I wouldn’t say working class rapper. I’m worldly, meaning that I grew up listening to the O-Jays, and I learned from all their mistakes. So a lot of the trials and tribulations, I had to go through them because I saw them from afar and I worked my way up in the ranks. It’s almost like a mob boss, you know? When you are in the mob, you start of as a kid, washing cars or whatever. Next thing you helping other motherfuckers with robberies. Next thing you know, you are making hits, picking up money. And next thing you have a thousand soldiers under you, and you’re a Don now.

And that’s what I did. I worked through the ranks and I learned. So I don’t see my music as working class. I see it as life. If I didn’t have music, I wouldn’t have nothing because the drug game and the street game was nothing for me.
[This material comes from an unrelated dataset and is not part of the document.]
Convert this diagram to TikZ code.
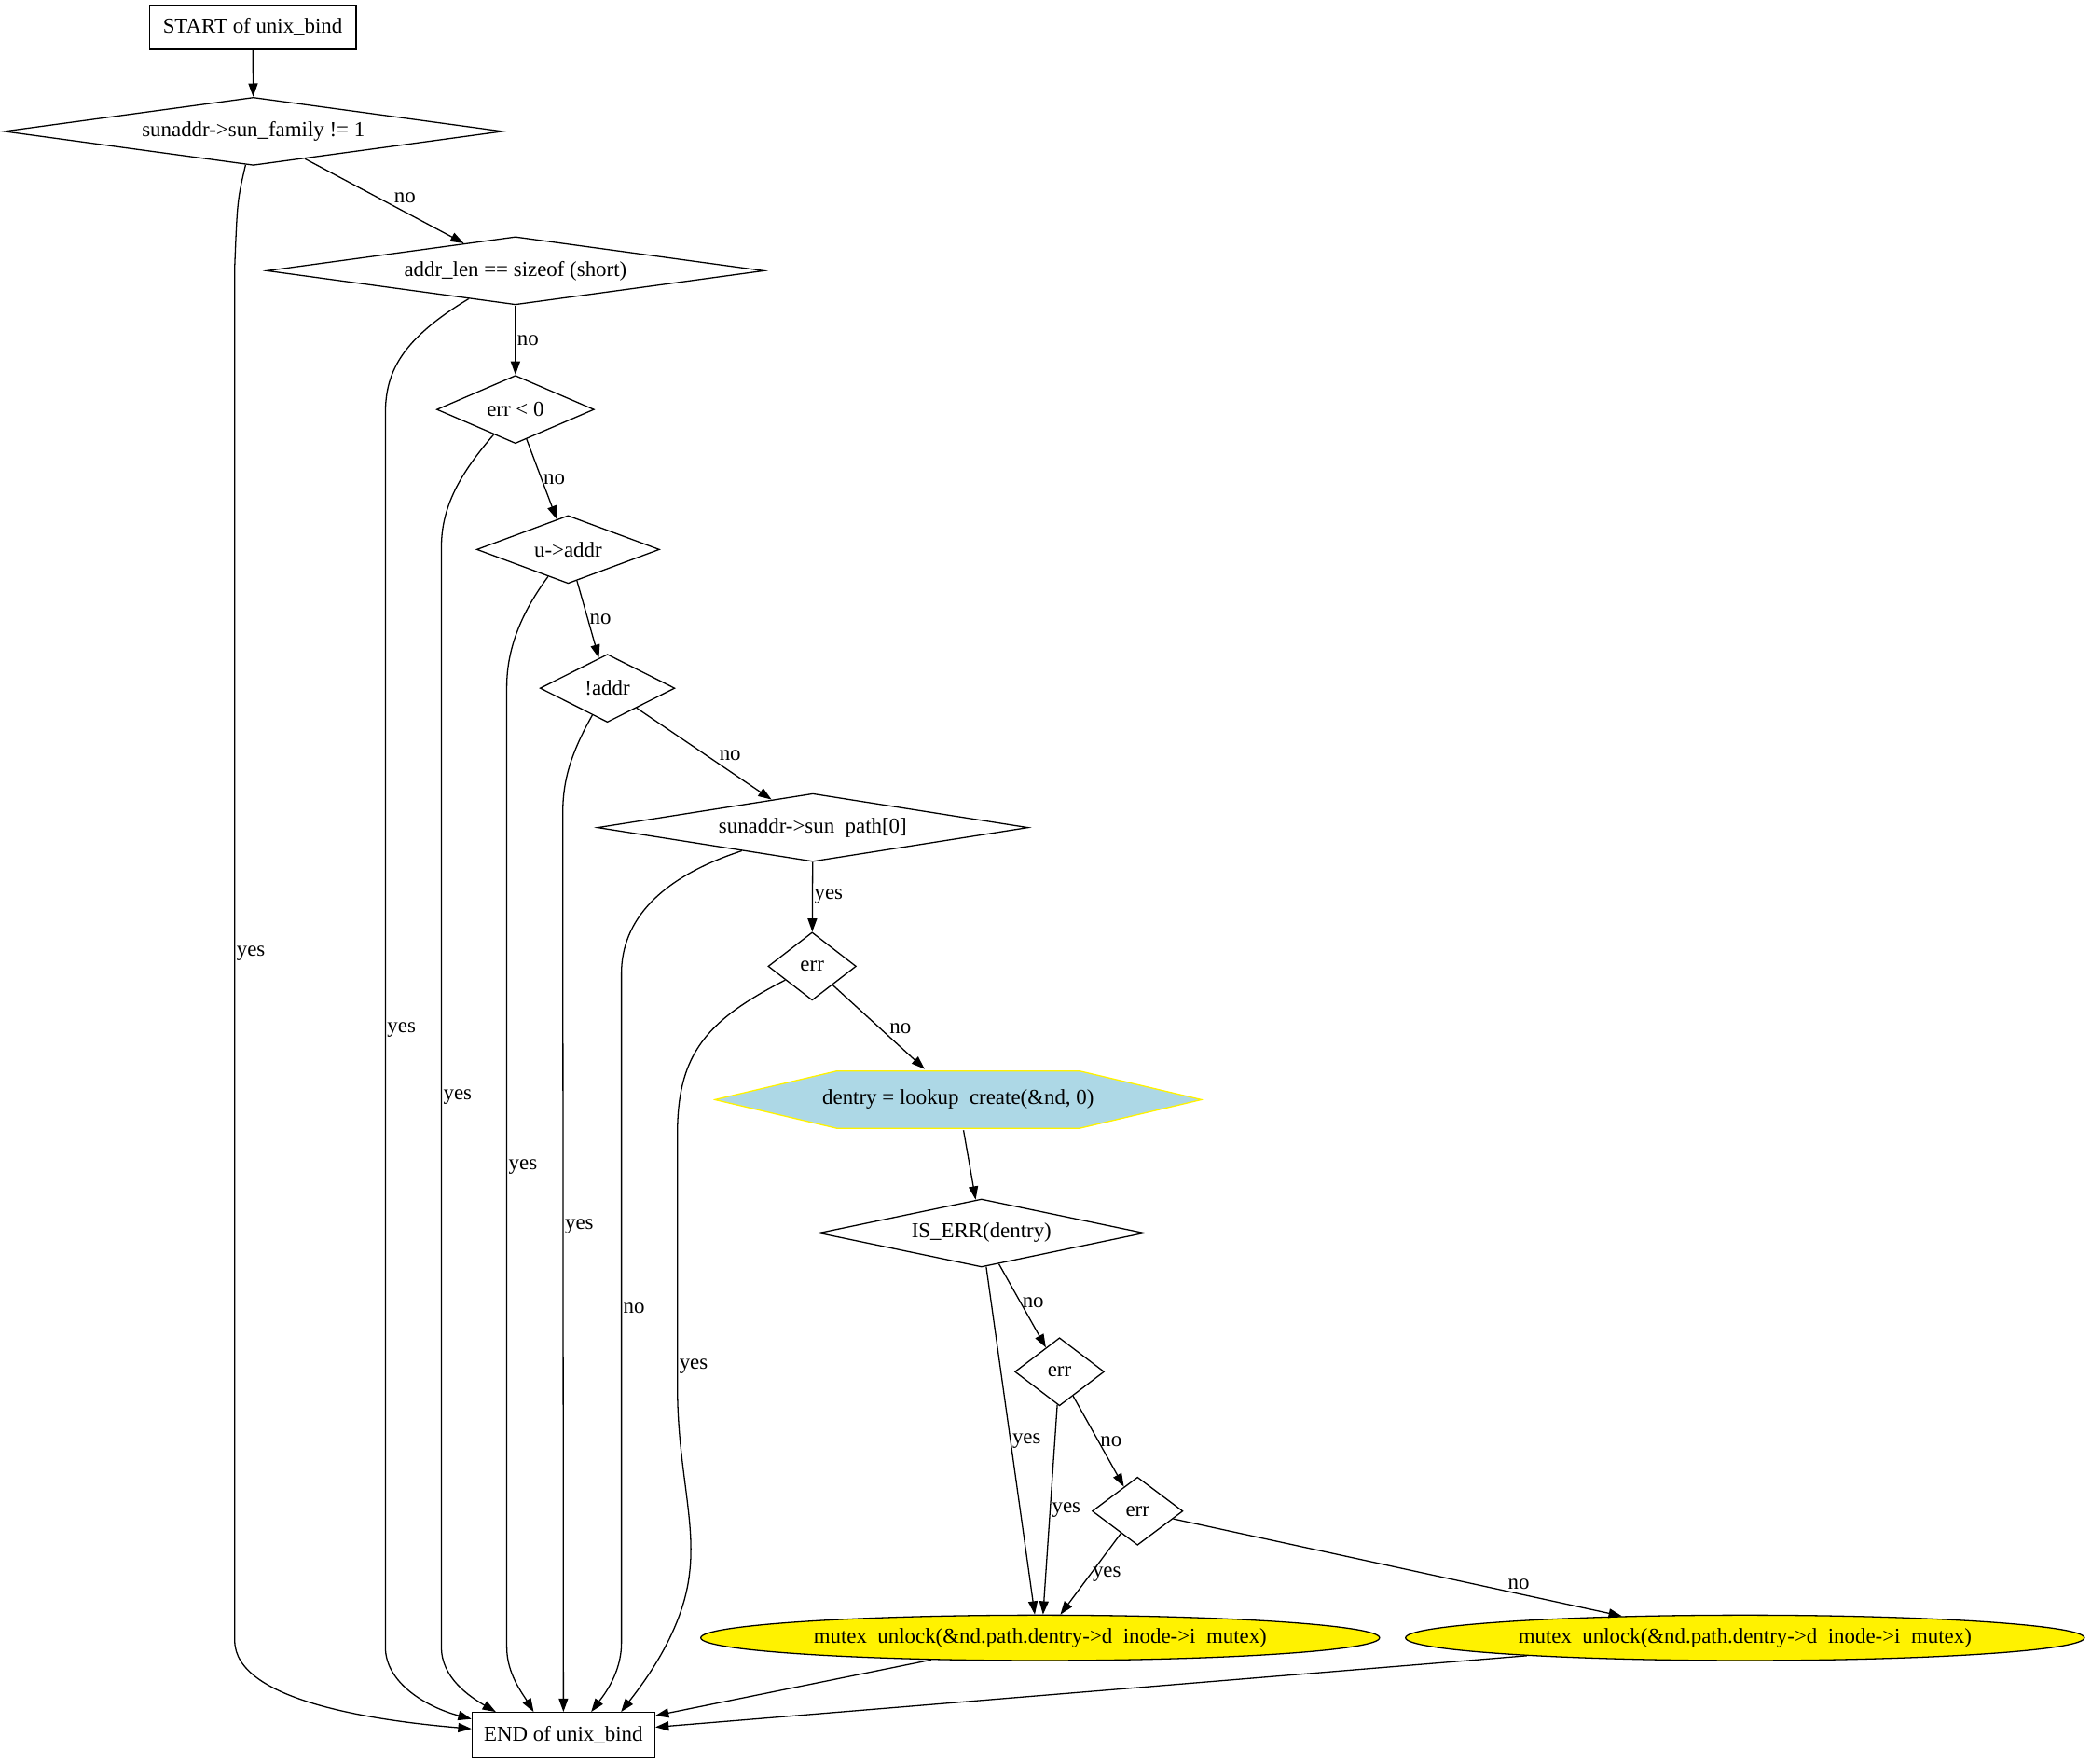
\documentclass[tikz,border=0pt]{standalone}
\usepackage{fontspec}
\setmainfont{Liberation Serif}
\usepackage{tikz}
\usetikzlibrary{shapes.geometric, arrows.meta, positioning}
\definecolor{hexblue}{RGB}{173,216,230}

\begin{document}
\begin{tikzpicture}[x=1pt, y=-1pt, line width=0.9pt,
        every node/.style={font=\fontsize{16}{19}\selectfont},
        term/.style={draw, rectangle, minimum height=33pt, inner sep=0pt},
        cond/.style 2 args={draw, diamond, minimum width=#1, minimum height=51pt, aspect=#2, inner sep=0pt},
        unlock/.style={draw, ellipse, fill=yellow, minimum width=509pt, minimum height=34pt, inner sep=0pt},
        act/.style={rectangle, minimum width=367pt, minimum height=45pt, inner sep=0pt,
            path picture={
                \filldraw[fill=hexblue, draw=yellow, line width=0.9pt]
                    ([xshift=1pt]path picture bounding box.west)
                    -- ([xshift=-91pt, yshift=-1pt]path picture bounding box.north)
                    -- ([xshift=91pt, yshift=-1pt]path picture bounding box.north)
                    -- ([xshift=-1pt]path picture bounding box.east)
                    -- ([xshift=91pt, yshift=1pt]path picture bounding box.south)
                    -- ([xshift=-91pt, yshift=1pt]path picture bounding box.south)
                    -- cycle;
            }},
        flow/.style={-{Triangle[length=10pt, width=7pt]}},
        lbl/.style={inner sep=1pt}]
    \useasboundingbox (0,0) rectangle (1568,1322);

    \node[term, minimum width=155pt] (startn) at (189.5,20.5) {START of unix\_bind};
    \node[cond={374pt}{7.3}] (d1) at (190,98.5) {sunaddr->sun\_family != 1};
    \node[cond={373pt}{7.3}] (d2) at (386.5,203) {addr\_len == sizeof (short)};
    \node[cond={118pt}{2.3}] (d3) at (386.5,307) {err < 0};
    \node[cond={137pt}{2.7}] (d4) at (426,412) {u->addr};
    \node[cond={101pt}{2.0}] (d5) at (455.5,516) {!addr};
    \node[cond={323pt}{6.3}] (d6) at (609.5,620.5) {sunaddr->sun\ \ path[0]};
    \node[cond={66pt}{1.3}] (d7) at (609,724.5) {err};
    \node[act] (hexn) at (718.5,824.5) {dentry = lookup\ \ create(\&nd, 0)};
    \node[cond={244pt}{4.8}] (d8) at (736,924.5) {IS\_ERR(dentry)};
    \node[cond={67pt}{1.3}] (d9) at (794.5,1028.5) {err};
    \node[cond={68pt}{1.3}] (d10) at (853,1133) {err};
    \node[unlock] (e1) at (780,1228) {mutex\ \ unlock(\&nd.path.dentry->d\ \ inode->i\ \ mutex)};
    \node[unlock] (e2) at (1308.5,1228) {mutex\ \ unlock(\&nd.path.dentry->d\ \ inode->i\ \ mutex)};
    \node[term, minimum width=137pt, minimum height=34pt] (endn) at (422.5,1301) {END of unix\_bind};

    \draw[flow] (startn) -- (d1);
    \draw[flow] (d1) -- node[lbl, above right, pos=0.55] {no} (d2);
    \draw[flow] (d2) -- node[lbl, right] {no} (d3);
    \draw[flow] (d3) -- node[lbl, right] {no} (d4);
    \draw[flow] (d4) -- node[lbl, right] {no} (d5);
    \draw[flow] (d5) -- node[lbl, above right, pos=0.6] {no} (d6);
    \draw[flow] (d6) -- node[lbl, right] {yes} (d7);
    \draw[flow] (d7) -- node[lbl, above right, pos=0.6] {no} (hexn);
    \draw[flow] (hexn) -- (d8);
    \draw[flow] (d8) -- node[lbl, right, pos=0.46] {no} (d9);
    \draw[flow] (d8) -- node[lbl, right] {yes} (e1.103);
    \draw[flow] (d9) -- node[lbl, right] {no} (d10);
    \draw[flow] (d9) -- node[lbl, right] {yes} (e1.83);
    \draw[flow] (d10) -- node[lbl, right] {yes} (e1.49);
    \draw[flow] (d10) -- node[lbl, above=2pt, pos=0.77] {no} (e2.170);
    \draw[flow] (e1) -- (endn.12);
    \draw[flow] (e2) -- (endn.5);

    \draw[flow] (d1) .. controls (178,150) .. (176,200)
        -- node[lbl, right] {yes} (176,1230)
        .. controls (176,1275) and (280,1290) .. (endn.176);
    \draw[flow] (d2) .. controls (300,255) and (289,280) .. (289,310)
        -- node[lbl, right] {yes} (289,1235)
        .. controls (289,1262) and (320,1280) .. (endn.170);
    \draw[flow] (d3) .. controls (345,355) and (331,380) .. (331,410)
        -- node[lbl, right] {yes} (331,1235)
        .. controls (331,1258) and (352,1272) .. (endn.161);
    \draw[flow] (d4) .. controls (392,458) and (380,485) .. (380,515)
        -- node[lbl, right] {yes} (380,1235)
        .. controls (380,1255) and (392,1270) .. (endn.142);
    \draw[flow] (d5) .. controls (428,565) and (422,585) .. (422,610)
        -- node[lbl, right, pos=0.46] {yes} (endn.north);
    \draw[flow] (d6) .. controls (495,658) and (466,690) .. (466,730)
        -- node[lbl, right] {no} (466,1232)
        .. controls (466,1255) and (452,1272) .. (endn.40);
    \draw[flow] (d7) .. controls (530,765) and (508,790) .. (508,850)
        -- node[lbl, right, pos=0.92] {yes} (508,1040)
        .. controls (508,1100) and (522,1140) .. (517,1180)
        .. controls (512,1225) and (480,1265) .. (endn.22);
\end{tikzpicture}
\end{document}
So this is what I do, and you can see that a lot of the cats that come after me or the cats who are students after what I have done, they learn from my mistakes. And they did what I never did so they got it, you know? But that’s a good thing, though.

Ahh, so is that the reason why you started off the show with a quote from a Mafia movie?

Yeah, from the film Goodfellas. Because when I grew up, all I ever wanted to be was a gangster. And now I’m the gangster the gangsters want to be me. You know, when I grew up, I just wanted to be the motherfucker in the hood who owned a gun and had a cool car. And now I have a dozen of those motherfuckers. I mean, guns and cars. [Everybody laughing]. And I got my own soldiers and I am a boss because I wanted to be that. And all of my big homies who used to be me and ran the streets in the world, they look up to me now and call me Big Homie. It’s a whole different feeling, a whole different responsibility. I guess what I’m trying to say is that I don’t consider this as work. I never sit down and…you know, my accountant do my money… but, I’m great with money by the way.

But like tonight, I don’t look at it like work, and I don’t want to be received and leave with nothing other than love. Because I just wanted to come to Sweden and let these motherfuckers know that I really do the shit. I am who I am, and I love them and I fuck with them, and I came to have a good time, no matter what the outcome could have been.